Milan is a neighborhood of the city of New Orleans, Louisiana, U.S.A. A sub-district of the Central City/Garden District Area, its boundaries as defined by the New Orleans City Planning Commission are: South Claiborne Avenue to the north, Toledano Street and Louisiana Avenue to the east, St. Charles Avenue to the south, and Napoleon Avenue to the west.

==Geography==
Milan is located at and has an elevation of 0 ft. According to the United States Census Bureau, the district has a total area of 0.52 mi2. 0.52 mi2 of which is land and 0.00 mi2 (0.0%) of which is water.

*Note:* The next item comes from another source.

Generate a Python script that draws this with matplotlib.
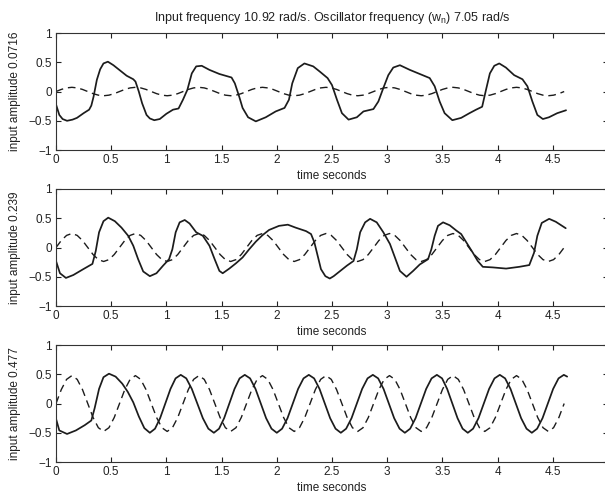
import numpy as np
import matplotlib
matplotlib.use('Agg')
import matplotlib.pyplot as plt

plt.rcParams['font.family'] = ['Liberation Sans', 'DejaVu Sans']
plt.rcParams['mathtext.fontset'] = 'custom'
plt.rcParams['mathtext.rm'] = 'Liberation Sans'
plt.rcParams['mathtext.it'] = 'Liberation Sans:italic'
plt.rcParams['mathtext.default'] = 'regular'

# ---------------- data ----------------
title = 'Input frequency 10.92 rad/s. Oscillator frequency (w$_n$) 7.05 rad/s'
amplitude_labels = ['0.0716', '0.239', '0.477']
x_label = 'time seconds'
xticks = [0, 0.5, 1, 1.5, 2, 2.5, 3, 3.5, 4, 4.5]
xtick_labels = ['0', '0.5', '1', '1.5', '2', '2.5', '3', '3.5', '4', '4.5']
yticks = [-1, -0.5, 0, 0.5, 1]
ytick_labels = ['\u22121', '\u22120.5', '0', '0.5', '1']

# input (dashed) sampled every 1/12 of the input period
t_input = np.linspace(0.0, 4.603, 97)
input1 = [0, 0.036, 0.062, 0.072, 0.062, 0.036, 0, -0.036, -0.062, -0.072, -0.062, -0.036,
          0, 0.036, 0.062, 0.072, 0.062, 0.036, 0, -0.036, -0.062, -0.072, -0.062, -0.036,
          0, 0.036, 0.062, 0.072, 0.062, 0.036, 0, -0.036, -0.062, -0.072, -0.062, -0.036,
          0, 0.036, 0.062, 0.072, 0.062, 0.036, 0, -0.036, -0.062, -0.072, -0.062, -0.036,
          0, 0.036, 0.062, 0.072, 0.062, 0.036, 0, -0.036, -0.062, -0.072, -0.062, -0.036,
          0, 0.036, 0.062, 0.072, 0.062, 0.036, 0, -0.036, -0.062, -0.072, -0.062, -0.036,
          0, 0.036, 0.062, 0.072, 0.062, 0.036, 0, -0.036, -0.062, -0.072, -0.062, -0.036,
          0, 0.036, 0.062, 0.072, 0.062, 0.036, 0, -0.036, -0.062, -0.072, -0.062, -0.036,
          0]
input2 = [0, 0.120, 0.207, 0.239, 0.207, 0.120, 0, -0.120, -0.207, -0.239, -0.207, -0.120,
          0, 0.120, 0.207, 0.239, 0.207, 0.120, 0, -0.120, -0.207, -0.239, -0.207, -0.120,
          0, 0.120, 0.207, 0.239, 0.207, 0.120, 0, -0.120, -0.207, -0.239, -0.207, -0.120,
          0, 0.120, 0.207, 0.239, 0.207, 0.120, 0, -0.120, -0.207, -0.239, -0.207, -0.120,
          0, 0.120, 0.207, 0.239, 0.207, 0.120, 0, -0.120, -0.207, -0.239, -0.207, -0.120,
          0, 0.120, 0.207, 0.239, 0.207, 0.120, 0, -0.120, -0.207, -0.239, -0.207, -0.120,
          0, 0.120, 0.207, 0.239, 0.207, 0.120, 0, -0.120, -0.207, -0.239, -0.207, -0.120,
          0, 0.120, 0.207, 0.239, 0.207, 0.120, 0, -0.120, -0.207, -0.239, -0.207, -0.120,
          0]
input3 = [0, 0.239, 0.413, 0.477, 0.413, 0.239, 0, -0.239, -0.413, -0.477, -0.413, -0.239,
          0, 0.239, 0.413, 0.477, 0.413, 0.239, 0, -0.239, -0.413, -0.477, -0.413, -0.239,
          0, 0.239, 0.413, 0.477, 0.413, 0.239, 0, -0.239, -0.413, -0.477, -0.413, -0.239,
          0, 0.239, 0.413, 0.477, 0.413, 0.239, 0, -0.239, -0.413, -0.477, -0.413, -0.239,
          0, 0.239, 0.413, 0.477, 0.413, 0.239, 0, -0.239, -0.413, -0.477, -0.413, -0.239,
          0, 0.239, 0.413, 0.477, 0.413, 0.239, 0, -0.239, -0.413, -0.477, -0.413, -0.239,
          0, 0.239, 0.413, 0.477, 0.413, 0.239, 0, -0.239, -0.413, -0.477, -0.413, -0.239,
          0, 0.239, 0.413, 0.477, 0.413, 0.239, 0, -0.239, -0.413, -0.477, -0.413, -0.239,
          0]

# oscillator output (solid)
t_osc1 = [0.00, 0.03, 0.06, 0.10, 0.15, 0.19, 0.25, 0.30, 0.32, 0.34,
          0.37, 0.40, 0.43, 0.47, 0.52, 0.58, 0.64, 0.70, 0.72, 0.75,
          0.78, 0.82, 0.85, 0.89, 0.94, 1.00, 1.06, 1.11, 1.15, 1.19,
          1.23, 1.27, 1.32, 1.39, 1.48, 1.59, 1.62, 1.66, 1.69, 1.74,
          1.81, 1.90, 1.99, 2.07, 2.11, 2.14, 2.19, 2.25, 2.33, 2.39,
          2.46, 2.50, 2.545, 2.59, 2.65, 2.725, 2.785, 2.875, 2.92, 2.965,
          3.01, 3.055, 3.115, 3.205, 3.295, 3.385, 3.43, 3.475, 3.52, 3.59,
          3.67, 3.745, 3.805, 3.86, 3.895, 3.93, 3.97, 4.015, 4.075, 4.15,
          4.225, 4.27, 4.315, 4.36, 4.41, 4.465, 4.54, 4.62]
y_osc1 = [-0.22, -0.40, -0.47, -0.50, -0.48, -0.45, -0.37, -0.31, -0.24, -0.09,
          0.20, 0.38, 0.48, 0.51, 0.45, 0.36, 0.27, 0.21, 0.17, 0.00,
          -0.20, -0.40, -0.46, -0.49, -0.47, -0.38, -0.31, -0.29, -0.14, 0.03,
          0.31, 0.43, 0.44, 0.37, 0.30, 0.24, 0.14, -0.09, -0.28, -0.44,
          -0.51, -0.44, -0.34, -0.28, -0.14, 0.14, 0.40, 0.48, 0.43, 0.34,
          0.23, 0.11, -0.14, -0.37, -0.48, -0.44, -0.34, -0.30, -0.17, 0.06,
          0.28, 0.41, 0.45, 0.37, 0.30, 0.23, 0.09, -0.17, -0.37, -0.49,
          -0.45, -0.37, -0.31, -0.26, 0.03, 0.31, 0.44, 0.48, 0.41, 0.28,
          0.21, 0.09, -0.17, -0.40, -0.47, -0.44, -0.37, -0.32]

t_osc2 = [0.00, 0.036, 0.09, 0.157, 0.247, 0.33, 0.36, 0.39, 0.43, 0.473,
          0.533, 0.593, 0.654, 0.70, 0.744, 0.79, 0.85, 0.91, 0.97, 1.024,
          1.054, 1.084, 1.12, 1.166, 1.21, 1.27, 1.33, 1.39, 1.437, 1.48,
          1.51, 1.57, 1.63, 1.69, 1.75, 1.81, 1.87, 1.93, 2.02, 2.10,
          2.17, 2.265, 2.31, 2.34, 2.37, 2.40, 2.44, 2.48, 2.515, 2.575,
          2.635, 2.695, 2.725, 2.755, 2.80, 2.845, 2.905, 2.965, 3.025, 3.07,
          3.115, 3.175, 3.235, 3.295, 3.37, 3.40, 3.43, 3.46, 3.506, 3.566,
          3.626, 3.67, 3.716, 3.776, 3.82, 3.866, 3.956, 4.077, 4.197, 4.287,
          4.33, 4.36, 4.40, 4.467, 4.527, 4.617]
y_osc2 = [-0.23, -0.44, -0.52, -0.47, -0.37, -0.28, -0.06, 0.26, 0.45, 0.51,
          0.45, 0.34, 0.20, 0.03, -0.20, -0.41, -0.49, -0.44, -0.31, -0.20,
          -0.03, 0.26, 0.43, 0.47, 0.41, 0.26, 0.20, 0.03, -0.20, -0.40,
          -0.44, -0.36, -0.27, -0.17, -0.03, 0.10, 0.21, 0.30, 0.37, 0.39,
          0.34, 0.28, 0.23, 0.09, -0.14, -0.37, -0.49, -0.53, -0.49, -0.40,
          -0.31, -0.23, -0.03, 0.26, 0.43, 0.49, 0.43, 0.26, 0.06, -0.17,
          -0.40, -0.50, -0.40, -0.29, -0.20, -0.03, 0.20, 0.37, 0.43, 0.38,
          0.29, 0.23, 0.09, -0.09, -0.23, -0.33, -0.34, -0.36, -0.33, -0.30,
          -0.09, 0.20, 0.42, 0.49, 0.44, 0.33]

t_osc3 = [0.00, 0.03, 0.10, 0.18, 0.26, 0.32, 0.35, 0.39, 0.43, 0.48,
          0.54, 0.60, 0.65, 0.70, 0.75, 0.80, 0.85,
          0.897, 0.943, 0.99, 1.037, 1.083, 1.13,
          1.18, 1.23, 1.28, 1.33, 1.38, 1.43,
          1.477, 1.523, 1.57, 1.617, 1.663, 1.71,
          1.758, 1.807, 1.855, 1.903, 1.952, 2.00,
          2.048, 2.097, 2.145, 2.193, 2.242, 2.29,
          2.338, 2.387, 2.435, 2.483, 2.532, 2.58,
          2.628, 2.677, 2.725, 2.773, 2.822, 2.87,
          2.918, 2.967, 3.015, 3.063, 3.112, 3.16,
          3.208, 3.257, 3.305, 3.353, 3.402, 3.45,
          3.497, 3.543, 3.59, 3.637, 3.683, 3.73,
          3.778, 3.827, 3.875, 3.923, 3.972, 4.02,
          4.068, 4.117, 4.165, 4.213, 4.262, 4.31,
          4.358, 4.407, 4.455, 4.503, 4.552, 4.60, 4.63]
y_osc3 = [-0.26, -0.46, -0.52, -0.46, -0.37, -0.29, -0.08, 0.25, 0.45, 0.51,
          0.46, 0.34, 0.20, 0.02, -0.22, -0.42, -0.50,
          -0.43, -0.25, 0.00, 0.25, 0.43, 0.49,
          0.43, 0.25, 0.00, -0.25, -0.43, -0.50,
          -0.43, -0.25, 0.00, 0.25, 0.43, 0.49,
          0.43, 0.25, 0.00, -0.25, -0.43, -0.50,
          -0.43, -0.25, 0.00, 0.25, 0.43, 0.49,
          0.43, 0.25, 0.00, -0.25, -0.43, -0.50,
          -0.43, -0.25, 0.00, 0.25, 0.43, 0.49,
          0.43, 0.25, 0.00, -0.25, -0.43, -0.50,
          -0.43, -0.25, 0.00, 0.25, 0.43, 0.49,
          0.43, 0.25, 0.00, -0.25, -0.43, -0.50,
          -0.43, -0.25, 0.00, 0.25, 0.43, 0.49,
          0.43, 0.25, 0.00, -0.25, -0.43, -0.50,
          -0.43, -0.25, 0.00, 0.25, 0.43, 0.49, 0.46]

inputs = [input1, input2, input3]
osc_t = [t_osc1, t_osc2, t_osc3]
osc_y = [y_osc1, y_osc2, y_osc3]

# ---------------- figure ----------------
W, H = 605, 498
fig = plt.figure(figsize=(W / 100, H / 100), dpi=100)
fig.patch.set_facecolor('white')

line_col = '#1c1c1c'
text_col = '#222222'
left = 56 / W
width = 552 / W
bottoms = [0.6987, 0.3855, 0.0722]
height = 0.235

for i in range(3):
    ax = fig.add_axes([left, bottoms[i], width, height])
    ax.plot(osc_t[i], osc_y[i], color=line_col, lw=1.25,
            solid_joinstyle='round', solid_capstyle='round')
    ax.plot(t_input, inputs[i], color=line_col, lw=1.0, linestyle=(0, (5.5, 3.5)))
    ax.set_xlim(0, 5)
    ax.set_ylim(-1, 1)
    ax.set_xticks(xticks)
    ax.set_xticklabels(xtick_labels)
    ax.set_yticks(yticks)
    ax.set_yticklabels(ytick_labels)
    ax.tick_params(direction='in', length=3.5, width=0.8, top=True, right=True,
                   labelsize=8.5, colors=text_col, pad=3)
    for s in ax.spines.values():
        s.set_linewidth(0.8)
        s.set_color('#333333')
    ax.set_ylabel('input amplitude ' + amplitude_labels[i], fontsize=8.5, color=text_col)
    ax.yaxis.set_label_coords(-0.064, 0.5)
    ax.set_xlabel(x_label, fontsize=8.5, color=text_col, labelpad=2.5)
    if i == 0:
        ax.set_title(title, fontsize=9, color=text_col, pad=9)

fig.savefig('out.png', dpi=100, facecolor='white')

===Adjacent neighborhoods===
- Broadmoor (north)
- Central City (east)
- Touro (south)
- Uptown (west)
- Freret (west)

===Boundaries===
The New Orleans City Planning Commission defines the boundaries of Milan as these streets: South Claiborne Avenue, Toledano Street, Louisiana Avenue, St. Charles Avenue, and Napoleon Avenue.

==Demographics==
As of the census of 2000, there were 7,480 people, 3,175 households, and 1,693 families living in the neighborhood. The population density was 14,385 /mi^{2} (5,754 /km^{2}).

As of the census of 2010, there were 5,286 people, 2,372 households, and 1,118 families living in the neighborhood.